[Saved entries]
-*-*-

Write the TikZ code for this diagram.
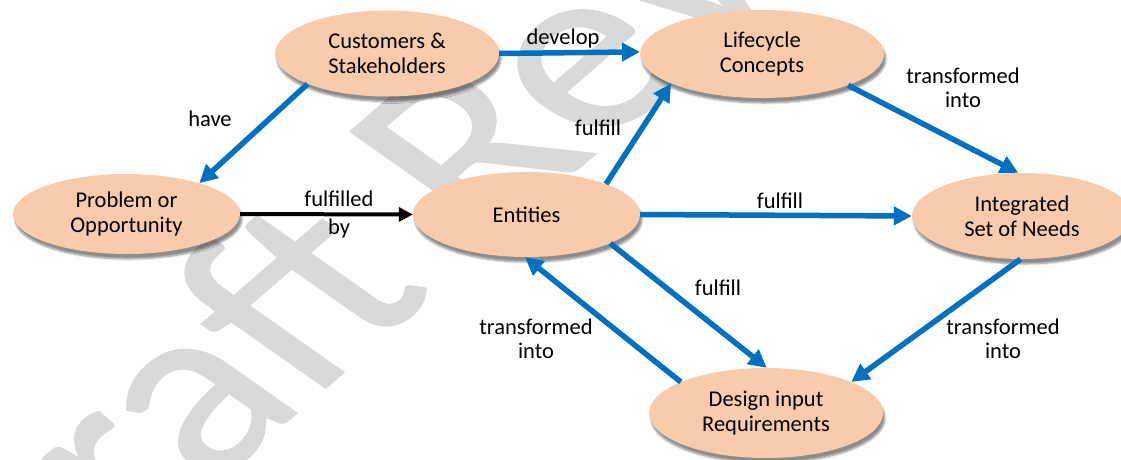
\documentclass[tikz,border=0pt]{standalone}
\usepackage{fontspec}
\setmainfont{Carlito}
\usetikzlibrary{arrows.meta,shapes.geometric,shadows.blur}
\definecolor{peach}{HTML}{F8CBAD}
\definecolor{arrowblue}{HTML}{0070C0}
\definecolor{wm}{HTML}{D9D9D9}
\font\wmfont="Carlito:embolden=0.6" at 245pt
\tikzset{
  bubble/.style={ellipse, fill=peach, draw=none, inner sep=0pt, align=center,
    font=\fontsize{22.5}{25}\selectfont,
    blur shadow={shadow xshift=2pt, shadow yshift=-5pt, shadow blur steps=6, shadow opacity=45}},
  lbl/.style={align=center, font=\fontsize{22.5}{24}\selectfont, inner sep=0pt},
  flow/.style={draw=arrowblue, line width=5.5pt, -{Triangle[length=18pt,width=18pt]}},
  blackflow/.style={draw=black, line width=4pt, -{Triangle[length=14pt,width=14pt]}}
}
\begin{document}
\begin{tikzpicture}[x=1pt,y=-1pt]
\useasboundingbox (0,0) rectangle (1121,459);
% watermark
\begin{scope}
\clip (0,0) rectangle (1121,459);
\begin{scope}[xscale=1.28]
\node[transform shape, rotate=48, text=wm, font=\wmfont, inner sep=0pt] (wmk) at (370,135) {Draft Review};
\end{scope}
\end{scope}
% nodes
\node[bubble, minimum width=224pt, minimum height=86pt] (cs) at (387,53.5) {Customers \&\\Stakeholders};
\node[bubble, minimum width=244pt, minimum height=88pt] (lc) at (762,54) {Lifecycle\\Concepts};
\node[bubble, minimum width=227pt, minimum height=80pt] (po) at (126.5,214) {Problem or\\Opportunity};
\node[bubble, minimum width=227pt, minimum height=85pt] (en) at (526.5,214.5) {Entities};
\node[bubble, minimum width=220pt, minimum height=86pt] (is) at (1022,216) {Integrated\\Set of Needs};
\node[bubble, minimum width=234pt, minimum height=90pt] (dr) at (766,413) {Design input\\Requirements};
% connectors
\draw[flow] (cs.east) -- (lc.179);
\draw[flow] (cs.201.5) -- (po.23.6);
\draw[blackflow] (po.east) -- (en.west);
\draw[flow] (en.21) -- (lc.198.8);
\draw[flow] (lc.340.8) -- (is.95);
\draw[flow] (en.east) -- (is.west);
\draw[flow] (en.341.2) -- (dr.89);
\draw[flow] (dr.160) -- (en.268);
\draw[flow] (is.268.6) -- (dr.20.3);
% labels
\node[lbl] (l1) at (563,38) {develop};
\node[lbl] (l2) at (210,119) {have};
\node[lbl, font=\fontsize{22.5}{28}\selectfont] (l3) at (339,214) {fulfilled\\by};
\node[lbl] (l4) at (598,128) {fulfill};
\node[lbl] (l5) at (963,88) {transformed\\into};
\node[lbl] (l6) at (780,201) {fulfill};
\node[lbl] (l7) at (718,288) {fulfill};
\node[lbl] (l8) at (536,339) {transformed\\into};
\node[lbl] (l9) at (1003,339) {transformed\\into};
\end{tikzpicture}
\end{document}
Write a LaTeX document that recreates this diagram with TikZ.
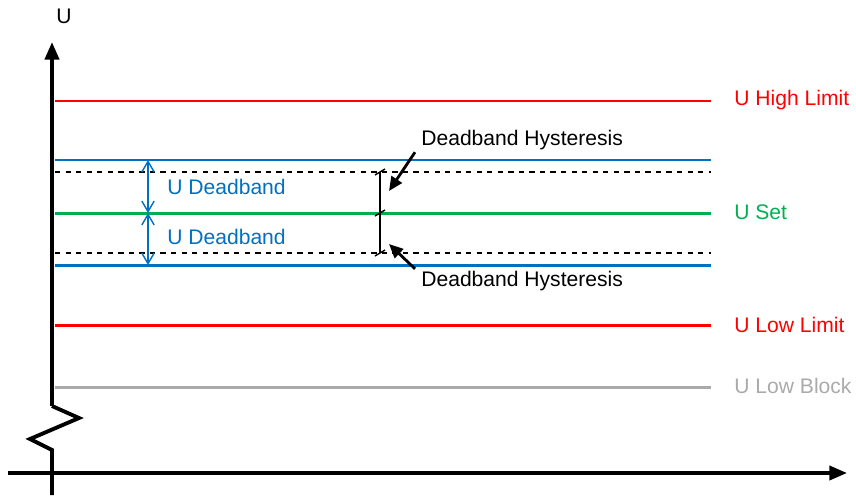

-*-*-

[JOB]: Gather up every line from the listing above in which the word "diagram" occurs.

[RESPONSE TO THE EXERCISE]:
Write the TikZ code for this diagram.
Write a LaTeX document that recreates this diagram with TikZ.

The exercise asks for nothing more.